Notorious Owner Sentenced to One Year in Jail
Attorney General Eric T. Schneiderman recently announced the sentencing of Steven Croman, a landlord who owns more than 140 apartment buildings across Manhattan, for fraudulently refinancing loans and committing tax fraud. Croman was taken into custody and will serve one year of jail time on Rikers Island. As part of his guilty plea, he is also paying a $5 million tax settlement to the state; Croman paid the first $3 million of that settlement last month.
A year-long investigation by the Attorney General’s office found that Croman purchased buildings with rent-stabilized units and, immediately after purchase, began the process of displacing rent-stabilized tenants while simultaneously attempting to refinance the initial mortgage. Rarely, if ever, has a landlord been sentenced to serve time in jail for engaging in these practices.
In June, Croman pleaded guilty to Grand Larceny in the Third Degree (a class D felony), and Falsifying Business Records in the First Degree and Criminal Tax Fraud in the Fourth Degree (both class E felonies).
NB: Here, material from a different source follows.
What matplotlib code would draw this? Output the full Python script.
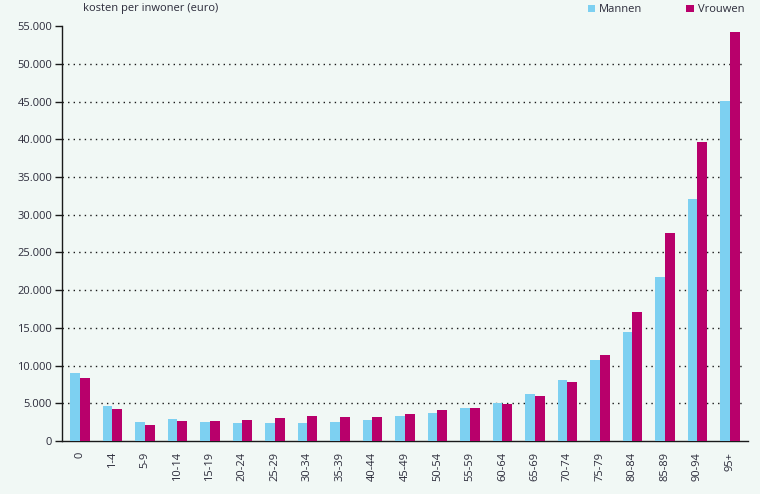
import matplotlib
matplotlib.use("Agg")
import matplotlib.pyplot as plt
import matplotlib.ticker as ticker
import numpy as np

groups = ['0', '1-4', '5-9', '10-14', '15-19', '20-24', '25-29', '30-34', '35-39', '40-44',
          '45-49', '50-54', '55-59', '60-64', '65-69', '70-74', '75-79', '80-84', '85-89',
          '90-94', '95+']
mannen  = [9000, 4630, 2510, 2910, 2510, 2380, 2380, 2380, 2510, 2780,
           3310, 3700, 4360, 5020, 6210, 8070, 10720, 14420, 21690, 32140, 45100]
vrouwen = [8330, 4230, 2120, 2650, 2650, 2780, 3040, 3310, 3170, 3170,
           3570, 4100, 4360, 4890, 5950, 7800, 11380, 17060, 27640, 39680, 54240]

BG = '#f1f8f5'
MAN = '#7dd0f1'
VROUW = '#b8006b'
TXT = '#2b2b3a'

plt.rcParams['font.family'] = ['Open Sans', 'DejaVu Sans']

fig = plt.figure(figsize=(7.6, 4.94), dpi=100)
fig.patch.set_facecolor(BG)
ax = fig.add_axes([0.0816, 0.1073, 0.9024, 0.8397])
ax.set_facecolor(BG)

x = np.arange(len(groups))
w = 0.3
ax.bar(x - w / 2, mannen, w, color=MAN, label='Mannen', zorder=3)
ax.bar(x + w / 2, vrouwen, w, color=VROUW, label='Vrouwen', zorder=3)

ax.set_xlim(-0.55, len(groups) - 1 + 0.55)
ax.set_ylim(0, 55000)
ax.set_yticks(range(0, 55001, 5000))
ax.yaxis.set_major_formatter(ticker.FuncFormatter(lambda v, p: f"{int(v):,}".replace(',', '.')))
ax.set_xticks(x)
ax.set_xticklabels(groups, rotation=90)

for v in range(5000, 50001, 5000):
    ax.axhline(v, xmax=0.995, color='#1a1a1a', linestyle=(0, (1, 3)), linewidth=1.0, zorder=1)

for s in ['top', 'right']:
    ax.spines[s].set_visible(False)
for s in ['left', 'bottom']:
    ax.spines[s].set_color('#1a1a1a')
    ax.spines[s].set_linewidth(1.0)

ax.tick_params(axis='y', length=5, width=1, colors='#1a1a1a', labelcolor=TXT, labelsize=8, pad=2)
ax.tick_params(axis='x', length=0, labelcolor=TXT, labelsize=8, pad=8)

fig.text(0.109, 0.983, 'kosten per inwoner (euro)', fontsize=8, color=TXT, ha='left', va='center')

leg = ax.legend(loc='center right', bbox_to_anchor=(744 / 760, 0.98), bbox_transform=fig.transFigure,
                ncol=2, frameon=False, fontsize=8, handlelength=0.7, handleheight=0.7,
                handletextpad=0.3, columnspacing=4.0, borderaxespad=0, borderpad=0)
for t in leg.get_texts():
    t.set_color(TXT)

fig.savefig('out.png', dpi=100, facecolor=fig.get_facecolor())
Croman fraudulently obtained several multimillion-dollar refinancing loans between 2012 and 2014, and committed tax fraud in 2011 by failing to withhold appropriate NY State payroll tax from certain Croman Real Estate employee paychecks.
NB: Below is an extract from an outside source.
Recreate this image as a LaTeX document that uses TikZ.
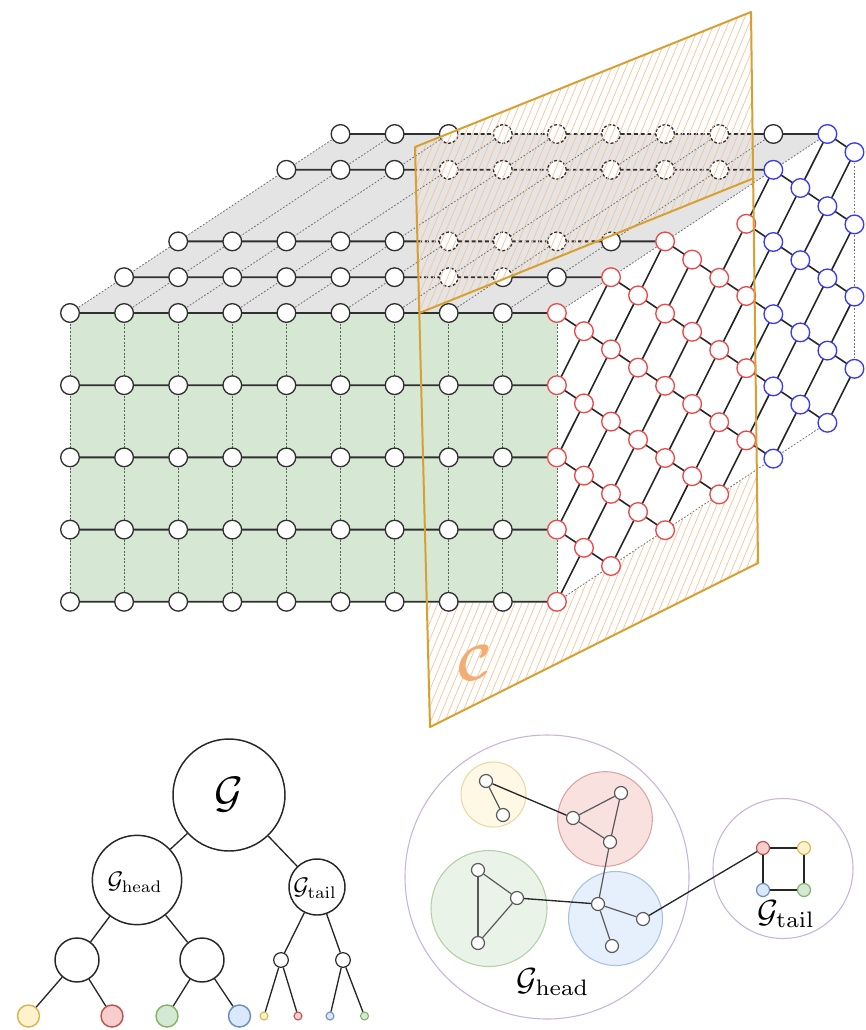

The criminal referral in the Croman investigation was provided to the Attorney General’s office by the New York State Department of Housing and Community Renewal’s Tenant Protection Unit (TPU).
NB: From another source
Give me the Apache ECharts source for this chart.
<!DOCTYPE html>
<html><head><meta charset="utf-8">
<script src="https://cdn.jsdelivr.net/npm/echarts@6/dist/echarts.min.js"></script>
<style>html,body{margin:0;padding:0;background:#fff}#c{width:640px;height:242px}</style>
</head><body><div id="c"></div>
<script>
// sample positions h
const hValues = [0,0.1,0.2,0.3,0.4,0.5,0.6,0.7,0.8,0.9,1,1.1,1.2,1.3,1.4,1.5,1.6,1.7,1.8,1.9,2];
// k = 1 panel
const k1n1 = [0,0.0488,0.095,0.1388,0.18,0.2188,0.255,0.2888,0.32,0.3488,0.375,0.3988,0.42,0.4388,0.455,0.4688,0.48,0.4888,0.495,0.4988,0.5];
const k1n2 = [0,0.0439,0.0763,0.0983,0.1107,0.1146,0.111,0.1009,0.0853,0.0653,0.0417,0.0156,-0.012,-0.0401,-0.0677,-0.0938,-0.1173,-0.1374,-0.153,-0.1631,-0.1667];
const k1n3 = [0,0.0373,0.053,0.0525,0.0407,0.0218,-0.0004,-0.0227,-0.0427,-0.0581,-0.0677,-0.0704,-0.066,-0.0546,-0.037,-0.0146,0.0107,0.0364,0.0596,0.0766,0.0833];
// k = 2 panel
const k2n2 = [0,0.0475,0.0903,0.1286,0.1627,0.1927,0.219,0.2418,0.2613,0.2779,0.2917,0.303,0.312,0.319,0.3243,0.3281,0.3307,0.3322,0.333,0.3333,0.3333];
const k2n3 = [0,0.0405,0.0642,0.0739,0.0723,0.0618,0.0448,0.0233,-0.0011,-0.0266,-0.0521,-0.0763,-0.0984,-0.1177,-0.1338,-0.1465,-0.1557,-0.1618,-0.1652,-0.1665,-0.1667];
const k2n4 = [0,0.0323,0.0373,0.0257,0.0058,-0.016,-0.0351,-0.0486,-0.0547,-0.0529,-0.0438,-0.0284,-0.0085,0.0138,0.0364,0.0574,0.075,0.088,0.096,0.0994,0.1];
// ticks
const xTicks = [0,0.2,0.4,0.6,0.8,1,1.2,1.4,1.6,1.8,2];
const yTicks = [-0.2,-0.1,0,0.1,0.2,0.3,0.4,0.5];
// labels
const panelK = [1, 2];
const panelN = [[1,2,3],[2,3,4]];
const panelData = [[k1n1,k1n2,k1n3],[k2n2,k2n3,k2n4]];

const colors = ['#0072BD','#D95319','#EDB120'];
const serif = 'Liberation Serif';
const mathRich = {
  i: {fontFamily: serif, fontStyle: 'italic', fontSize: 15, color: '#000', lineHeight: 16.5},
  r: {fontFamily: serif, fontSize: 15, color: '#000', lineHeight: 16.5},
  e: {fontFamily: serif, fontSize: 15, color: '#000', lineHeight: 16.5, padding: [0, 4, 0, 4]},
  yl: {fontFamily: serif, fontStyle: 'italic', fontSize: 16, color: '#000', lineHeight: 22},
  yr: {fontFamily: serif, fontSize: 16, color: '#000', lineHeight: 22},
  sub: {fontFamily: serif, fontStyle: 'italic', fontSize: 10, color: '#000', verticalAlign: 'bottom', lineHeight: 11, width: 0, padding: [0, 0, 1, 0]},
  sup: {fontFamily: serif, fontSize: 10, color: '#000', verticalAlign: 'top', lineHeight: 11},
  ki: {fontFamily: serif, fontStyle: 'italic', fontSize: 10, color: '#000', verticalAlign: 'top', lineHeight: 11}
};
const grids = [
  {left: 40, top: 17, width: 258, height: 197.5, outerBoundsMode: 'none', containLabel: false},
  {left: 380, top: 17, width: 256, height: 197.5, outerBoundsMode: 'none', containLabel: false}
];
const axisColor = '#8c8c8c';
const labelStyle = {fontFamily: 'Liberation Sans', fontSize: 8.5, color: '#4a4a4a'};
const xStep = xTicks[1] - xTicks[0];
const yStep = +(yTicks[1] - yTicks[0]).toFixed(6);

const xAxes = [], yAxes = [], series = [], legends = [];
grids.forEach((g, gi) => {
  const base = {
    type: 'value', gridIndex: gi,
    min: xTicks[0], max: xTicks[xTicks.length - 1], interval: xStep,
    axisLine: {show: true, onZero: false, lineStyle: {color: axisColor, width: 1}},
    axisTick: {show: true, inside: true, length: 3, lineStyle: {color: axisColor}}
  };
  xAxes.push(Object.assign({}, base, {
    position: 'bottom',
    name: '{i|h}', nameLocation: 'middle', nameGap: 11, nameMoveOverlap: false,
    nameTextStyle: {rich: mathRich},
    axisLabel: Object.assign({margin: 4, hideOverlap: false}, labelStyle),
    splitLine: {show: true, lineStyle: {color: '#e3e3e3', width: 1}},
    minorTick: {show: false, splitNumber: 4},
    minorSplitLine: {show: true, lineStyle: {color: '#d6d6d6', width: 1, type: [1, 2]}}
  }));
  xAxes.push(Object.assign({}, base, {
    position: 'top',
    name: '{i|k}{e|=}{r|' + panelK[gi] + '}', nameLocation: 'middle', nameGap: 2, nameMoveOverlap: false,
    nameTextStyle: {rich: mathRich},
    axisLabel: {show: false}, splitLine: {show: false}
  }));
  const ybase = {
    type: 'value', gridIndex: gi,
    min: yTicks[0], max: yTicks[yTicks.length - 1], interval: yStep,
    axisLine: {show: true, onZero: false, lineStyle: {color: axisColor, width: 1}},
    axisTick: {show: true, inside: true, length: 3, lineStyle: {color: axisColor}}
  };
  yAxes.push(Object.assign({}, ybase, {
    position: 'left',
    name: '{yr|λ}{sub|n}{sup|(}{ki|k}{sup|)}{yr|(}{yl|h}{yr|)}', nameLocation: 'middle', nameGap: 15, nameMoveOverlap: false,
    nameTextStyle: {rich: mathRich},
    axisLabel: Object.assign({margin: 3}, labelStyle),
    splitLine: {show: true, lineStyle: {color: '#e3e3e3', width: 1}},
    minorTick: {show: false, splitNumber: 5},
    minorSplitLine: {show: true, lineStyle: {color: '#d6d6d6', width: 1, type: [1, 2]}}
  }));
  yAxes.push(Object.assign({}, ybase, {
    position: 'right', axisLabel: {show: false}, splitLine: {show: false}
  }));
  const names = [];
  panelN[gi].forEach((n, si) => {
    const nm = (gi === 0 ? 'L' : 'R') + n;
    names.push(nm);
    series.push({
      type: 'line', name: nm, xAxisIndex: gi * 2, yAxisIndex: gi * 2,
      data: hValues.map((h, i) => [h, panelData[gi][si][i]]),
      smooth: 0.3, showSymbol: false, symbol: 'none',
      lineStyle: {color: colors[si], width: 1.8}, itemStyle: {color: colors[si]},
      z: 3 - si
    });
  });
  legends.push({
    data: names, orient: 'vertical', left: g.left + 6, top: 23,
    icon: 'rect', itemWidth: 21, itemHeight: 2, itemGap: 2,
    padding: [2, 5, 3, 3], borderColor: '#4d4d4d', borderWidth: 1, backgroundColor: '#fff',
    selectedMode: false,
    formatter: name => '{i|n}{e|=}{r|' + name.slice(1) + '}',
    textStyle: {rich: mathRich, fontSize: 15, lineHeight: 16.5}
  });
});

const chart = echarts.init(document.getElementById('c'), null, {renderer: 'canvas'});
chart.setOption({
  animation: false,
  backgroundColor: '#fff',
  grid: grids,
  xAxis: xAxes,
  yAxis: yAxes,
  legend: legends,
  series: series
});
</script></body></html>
Pursuant to the plea agreement and the defendant’s allocution, Croman submitted false documents to banks, including rent rolls that falsely reflected market rate rents for units that were actually occupied by rent-stabilized tenants. Croman also inflated the amount of rent charged for certain commercial spaces in his buildings in an effort to show greater rental income. Croman falsified these rent rolls in order to inflate the annual rental income of his buildings, upon which his refinancing terms are partially based. All told, over a three-year period, Croman received more than $45 million in loans under these false pretenses.
Croman also intentionally failed to withhold New York State payroll taxes from bonus payments made to a former Croman Real Estate property manager, who was paid bonuses to get rent-stabilized and rent-controlled tenants out of Croman apartment buildings.
The Attorney General also has a separate civil lawsuit against Croman for allegedly engaging in harassment of rent-regulated tenants and other illegal, fraudulent, and deceptive conduct in connection with his real-estate business. That case remains ongoing.